A sliding gate valve according to claim 1, 2 or 3, wherein said cantilever spring (45) has a body having a length at least twice its thickness, a heel portion (46) means (56) to facilitate mounting of the spring to said part (20) and a working face (65) on said cantilever portion (48) engaging said one refractory plate.
A sliding gate valve according to any one of the preceding claims, wherein said adjacent part (20) comprises means (54) for facilitating mounting of said cantilever spring.
A sliding gate valve according to claim 4 or 5, wherein said cantilever spring has a transition portion (50) between said heel portion (46) and said cantilever portion (48), said transition portion being in the form of a radius (50).
A sliding gate valve according to claim 4, 5 or 6, wherein said working face (65) is substantially co-planar with a flat mounting face of the heel portion (46).
A sliding gate valve according to claim 4, 5, 6 or 7, wherein said cantilever spring is mounted on said adjacent part (20) by means of a mounting bolt (55) which is passed through a bore (56) in said cantilever spring, said bore defining the transition portion (50) between the heel portion (46) and the cantilever portion (48) of said spring.
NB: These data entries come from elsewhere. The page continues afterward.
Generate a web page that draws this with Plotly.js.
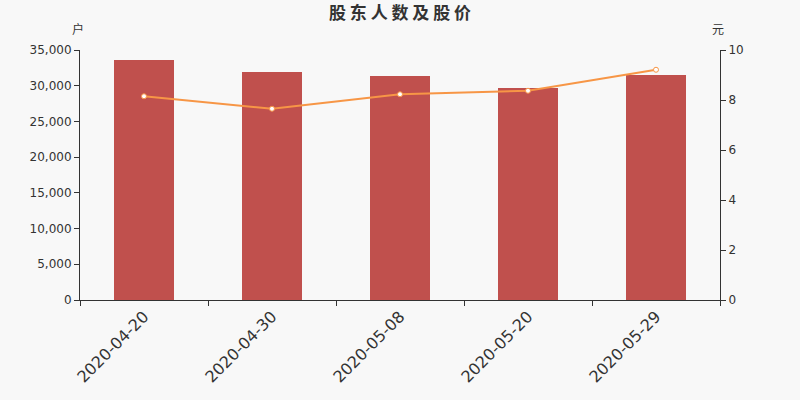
<!DOCTYPE html>
<html>
<head>
<meta charset="utf-8">
<script src="https://cdn.plot.ly/plotly-3.0.1.min.js"></script>
<style>html,body{margin:0;padding:0;background:#f8f8f8;}#chart{width:800px;height:400px;}</style>
</head>
<body>
<div id="chart"></div>
<script>
const categories = ["2020-04-20", "2020-04-30", "2020-05-08", "2020-05-20", "2020-05-29"];
const holders = [33600, 31870, 31360, 29630, 31450];
const prices = [8.15, 7.65, 8.23, 8.37, 9.21];
const yTickVals = [0, 5000, 10000, 15000, 20000, 25000, 30000, 35000];
const yTickText = ["0", "5,000", "10,000", "15,000", "20,000", "25,000", "30,000", "35,000"];
const y2TickVals = [0, 2, 4, 6, 8, 10];
const titleText = "股东人数及股价";

const font = "DejaVu Sans, sans-serif";
const data = [
  {
    type: "bar", x: categories, y: holders, name: "股东人数",
    marker: {color: "#c0504d"}, width: 0.47, hoverinfo: "y"
  },
  {
    type: "scatter", mode: "lines+markers", x: categories, y: prices, yaxis: "y2", name: "股价",
    line: {color: "#f79646", width: 2},
    marker: {color: "#ffffff", size: 5, line: {color: "#f79646", width: 1}}
  }
];
const layout = {
  width: 800, height: 400,
  paper_bgcolor: "#f8f8f8", plot_bgcolor: "#f8f8f8",
  margin: {l: 80, r: 80, t: 50, b: 100},
  showlegend: false,
  bargap: 0,
  title: {text: "<b>" + titleText.split("").join(" ") + "</b>", x: 0.5, xanchor: "center", y: 0.967, yanchor: "middle",
          font: {family: "Noto Sans CJK SC, sans-serif", size: 17, color: "#333333"}},
  xaxis: {
    type: "category", showline: true, linecolor: "#333333", linewidth: 1,
    ticks: "outside", tickson: "boundaries", ticklen: 5, tickcolor: "#333333",
    tickangle: -45, tickfont: {family: font, size: 16, color: "#333333"},
    showgrid: false, zeroline: false, range: [-0.5, 4.5]
  },
  yaxis: {
    range: [0, 35000], tickvals: yTickVals, ticktext: yTickText,
    showline: true, linecolor: "#333333", linewidth: 1,
    ticks: "outside", ticklen: 5, tickcolor: "#333333",
    tickfont: {family: font, size: 12, color: "#333333"},
    showgrid: false, zeroline: false
  },
  yaxis2: {
    range: [0, 10], tickvals: y2TickVals, overlaying: "y", side: "right",
    showline: true, linecolor: "#333333", linewidth: 1,
    ticks: "outside", ticklen: 5, tickcolor: "#333333",
    tickfont: {family: font, size: 12, color: "#333333"},
    showgrid: false, zeroline: false
  },
  annotations: [
    {text: "户", xref: "paper", yref: "paper", x: 0, y: 1, xshift: -2, yshift: 22,
     xanchor: "center", yanchor: "middle", showarrow: false,
     font: {family: "Noto Sans CJK SC, sans-serif", size: 12, color: "#333333"}},
    {text: "元", xref: "paper", yref: "paper", x: 1, y: 1, xshift: -2, yshift: 22,
     xanchor: "center", yanchor: "middle", showarrow: false,
     font: {family: "Noto Sans CJK SC, sans-serif", size: 12, color: "#333333"}}
  ]
};
Plotly.newPlot("chart", data, layout, {displayModeBar: false, staticPlot: true});
</script>
</body>
</html>
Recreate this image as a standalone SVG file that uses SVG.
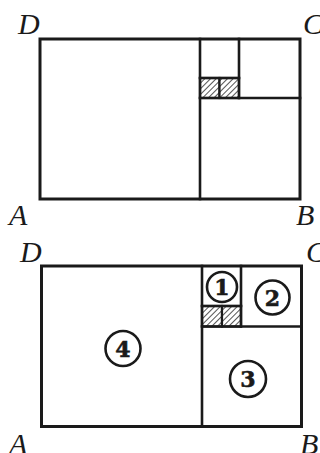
<svg xmlns="http://www.w3.org/2000/svg" width="320" height="453" viewBox="0 0 320 453">
<style>
.ln{fill:none;stroke:#1a1a1a;stroke-width:2.6;stroke-linecap:square}
.ol{fill:none;stroke:#1a1a1a;stroke-width:3}
.hat{fill:url(#h);stroke:#1a1a1a;stroke-width:2.2}
.lab{font-family:"Liberation Serif",serif;font-style:italic;font-size:30px;fill:#1a1a1a}
.cir{fill:none;stroke:#1a1a1a;stroke-width:2.6}
.num{font-family:"DejaVu Serif",serif;font-weight:bold;font-size:22px;fill:#1a1a1a;text-anchor:middle;stroke:#1a1a1a;stroke-width:0.6}
</style>
<defs>
<pattern id="h" width="4" height="4" patternUnits="userSpaceOnUse" patternTransform="rotate(45)">
<rect width="4" height="4" fill="#fff"/>
<line x1="0" y1="0" x2="0" y2="4" stroke="#555" stroke-width="2"/>
</pattern>
</defs>
<g id="top">
<rect class="hat" x="200" y="78" width="19.5" height="20"/>
<rect class="hat" x="219.5" y="78" width="19.5" height="20"/>
<rect class="ol" x="40" y="39" width="260" height="160"/>
<line class="ln" x1="200" y1="39" x2="200" y2="199"/>
<line class="ln" x1="239" y1="39" x2="239" y2="98"/>
<line class="ln" x1="200" y1="78" x2="239" y2="78"/>
<line class="ln" x1="200" y1="98" x2="300" y2="98"/>
<text class="lab" x="18" y="34">D</text>
<text class="lab" x="303" y="34">C</text>
<text class="lab" x="9" y="225">A</text>
<text class="lab" x="296" y="225">B</text>
</g>
<g id="bottom">
<rect class="hat" x="202" y="306" width="20" height="20.5"/>
<rect class="hat" x="222" y="306" width="19" height="20.5"/>
<rect class="ol" x="41.5" y="266" width="260" height="160.5"/>
<line class="ln" x1="202" y1="266" x2="202" y2="426.5"/>
<line class="ln" x1="241" y1="266" x2="241" y2="326.5"/>
<line class="ln" x1="202" y1="306" x2="241" y2="306"/>
<line class="ln" x1="202" y1="326.5" x2="301.5" y2="326.5"/>
<text class="lab" x="20" y="262">D</text>
<text class="lab" x="306" y="262">C</text>
<text class="lab" x="9" y="454">A</text>
<text class="lab" x="300" y="454">B</text>
<g id="n1"><circle class="cir" cx="222" cy="287" r="15"/><text class="num" x="222" y="295">1</text></g>
<g id="n2"><circle class="cir" cx="272.5" cy="297.5" r="17"/><text class="num" x="272.5" y="305.5">2</text></g>
<g id="n3"><circle class="cir" cx="248" cy="379" r="18"/><text class="num" x="248" y="387">3</text></g>
<g id="n4"><circle class="cir" cx="123" cy="348.5" r="17.5"/><text class="num" x="123" y="356.5">4</text></g>
</g>
</svg>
A sliding gate valve according to any one of claims 1 to 7, wherein said cantilever spring (45) is mounted on said adjacent part (20) by means of a clamp (80) itself anchored to said part (20).
A sliding gate valve according to any one of claims 1 to 7, wherein said cantilever spring is mounted in a mounting recess (81) in said adjacent part (20).
A sliding gate valve according to any one of claims 1 to 7, wherein the cantilever spring (79) is of a three point type with a mounting bolt (83) passing through an intermediate portion of said spring, said spring having a further spring portion (88) remote from said cantilever portion (89), said further portion (88) having forces applied to it by means of a cam follower (86) which is loaded by a loading cam (85).
A sliding gate valve according to any one of the preceding claims, wherein said adjacent part (20) is a mounting frame of said valve (10) and said cantilever spring (15) is mounted externally of said mounting frame (20).